DATASET EXCERPT:
╭──
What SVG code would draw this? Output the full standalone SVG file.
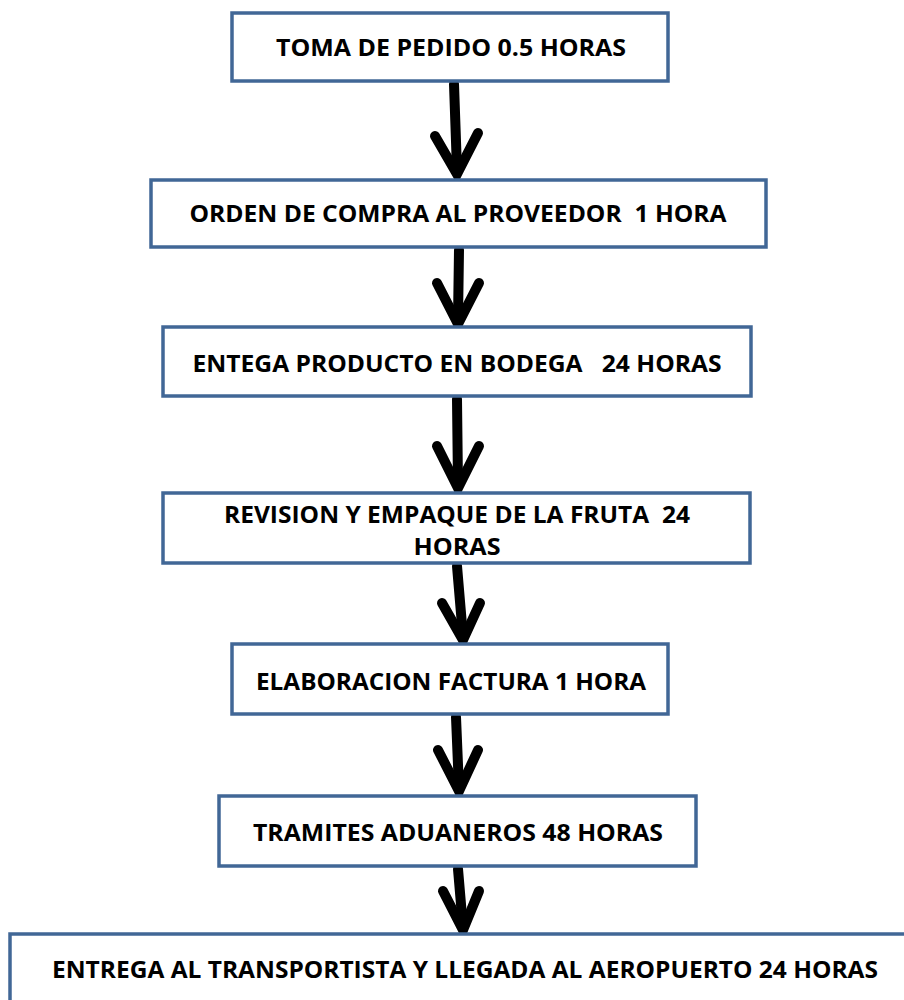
<svg xmlns="http://www.w3.org/2000/svg" width="904" height="1000" viewBox="0 0 904 1000">
<style>
.box{fill:#fff;stroke:#416796;stroke-width:3.5}
.t{font-family:"Open Sans","Liberation Sans",sans-serif;font-weight:bold;font-size:24px;fill:#000;text-anchor:middle;white-space:pre}
.a{fill:none;stroke:#000;stroke-width:10;stroke-linecap:round;stroke-linejoin:miter}
</style>
<rect width="904" height="1000" fill="#fff"/>
<g id="connectors">
<path class="a" d="M454,84 L457,170"/><path class="a" d="M435,136 L457,174 L478,133"/>
<path class="a" d="M459,250 L458,320"/><path class="a" d="M437,283 L458,324 L479,283"/>
<path class="a" d="M457,399 L458,486"/><path class="a" d="M437,446 L458,488 L479,446"/>
<path class="a" d="M457,566 L463,637"/><path class="a" d="M442,603 L463,640 L480,603"/>
<path class="a" d="M456,717 L459,789"/><path class="a" d="M438,750 L459,791 L478,750"/>
<path class="a" d="M458,869 L463,928"/><path class="a" d="M443,891 L463,930 L479,891"/>
</g>
<g id="n1"><rect class="box" x="232" y="13" width="436" height="68"/><text class="t" x="451" y="56" textLength="350" lengthAdjust="spacingAndGlyphs">TOMA DE PEDIDO 0.5 HORAS</text></g>
<g id="n2"><rect class="box" x="151" y="180" width="615" height="67"/><text class="t" x="458" y="222" textLength="537" lengthAdjust="spacingAndGlyphs" xml:space="preserve">ORDEN DE COMPRA AL PROVEEDOR  1 HORA</text></g>
<g id="n3"><rect class="box" x="163" y="327" width="588" height="69"/><text class="t" x="457" y="372" textLength="529" lengthAdjust="spacingAndGlyphs" xml:space="preserve">ENTEGA PRODUCTO EN BODEGA   24 HORAS</text></g>
<g id="n4"><rect class="box" x="163" y="493" width="587" height="70"/><text class="t" x="457" y="523" textLength="466" lengthAdjust="spacingAndGlyphs" xml:space="preserve">REVISION Y EMPAQUE DE LA FRUTA  24</text><text class="t" x="457" y="555" textLength="87" lengthAdjust="spacingAndGlyphs">HORAS</text></g>
<g id="n5"><rect class="box" x="232" y="644" width="436" height="70"/><text class="t" x="451" y="690" textLength="390" lengthAdjust="spacingAndGlyphs">ELABORACION FACTURA 1 HORA</text></g>
<g id="n6"><rect class="box" x="219" y="796" width="477" height="70"/><text class="t" x="458" y="841" textLength="410" lengthAdjust="spacingAndGlyphs">TRAMITES ADUANEROS 48 HORAS</text></g>
<g id="n7"><rect class="box" x="10" y="934" width="920" height="100"/><text class="t" x="465" y="978" textLength="826" lengthAdjust="spacingAndGlyphs">ENTREGA AL TRANSPORTISTA Y LLEGADA AL AEROPUERTO 24 HORAS</text></g>
</svg>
╰──
TASK STATEMENT:
Set every line down exactly as written, leaving each picture out.

ANSWER TO THE TASK:
What SVG code would draw this? Output the full standalone SVG file.
<svg xmlns="http://www.w3.org/2000/svg" width="904" height="1000" viewBox="0 0 904 1000">
<style>
.box{fill:#fff;stroke:#416796;stroke-width:3.5}
.t{font-family:"Open Sans","Liberation Sans",sans-serif;font-weight:bold;font-size:24px;fill:#000;text-anchor:middle;white-space:pre}
.a{fill:none;stroke:#000;stroke-width:10;stroke-linecap:round;stroke-linejoin:miter}
</style>
<rect width="904" height="1000" fill="#fff"/>
<g id="connectors">
<path class="a" d="M454,84 L457,170"/><path class="a" d="M435,136 L457,174 L478,133"/>
<path class="a" d="M459,250 L458,320"/><path class="a" d="M437,283 L458,324 L479,283"/>
<path class="a" d="M457,399 L458,486"/><path class="a" d="M437,446 L458,488 L479,446"/>
<path class="a" d="M457,566 L463,637"/><path class="a" d="M442,603 L463,640 L480,603"/>
<path class="a" d="M456,717 L459,789"/><path class="a" d="M438,750 L459,791 L478,750"/>
<path class="a" d="M458,869 L463,928"/><path class="a" d="M443,891 L463,930 L479,891"/>
</g>
<g id="n1"><rect class="box" x="232" y="13" width="436" height="68"/><text class="t" x="451" y="56" textLength="350" lengthAdjust="spacingAndGlyphs">TOMA DE PEDIDO 0.5 HORAS</text></g>
<g id="n2"><rect class="box" x="151" y="180" width="615" height="67"/><text class="t" x="458" y="222" textLength="537" lengthAdjust="spacingAndGlyphs" xml:space="preserve">ORDEN DE COMPRA AL PROVEEDOR  1 HORA</text></g>
<g id="n3"><rect class="box" x="163" y="327" width="588" height="69"/><text class="t" x="457" y="372" textLength="529" lengthAdjust="spacingAndGlyphs" xml:space="preserve">ENTEGA PRODUCTO EN BODEGA   24 HORAS</text></g>
<g id="n4"><rect class="box" x="163" y="493" width="587" height="70"/><text class="t" x="457" y="523" textLength="466" lengthAdjust="spacingAndGlyphs" xml:space="preserve">REVISION Y EMPAQUE DE LA FRUTA  24</text><text class="t" x="457" y="555" textLength="87" lengthAdjust="spacingAndGlyphs">HORAS</text></g>
<g id="n5"><rect class="box" x="232" y="644" width="436" height="70"/><text class="t" x="451" y="690" textLength="390" lengthAdjust="spacingAndGlyphs">ELABORACION FACTURA 1 HORA</text></g>
<g id="n6"><rect class="box" x="219" y="796" width="477" height="70"/><text class="t" x="458" y="841" textLength="410" lengthAdjust="spacingAndGlyphs">TRAMITES ADUANEROS 48 HORAS</text></g>
<g id="n7"><rect class="box" x="10" y="934" width="920" height="100"/><text class="t" x="465" y="978" textLength="826" lengthAdjust="spacingAndGlyphs">ENTREGA AL TRANSPORTISTA Y LLEGADA AL AEROPUERTO 24 HORAS</text></g>
</svg>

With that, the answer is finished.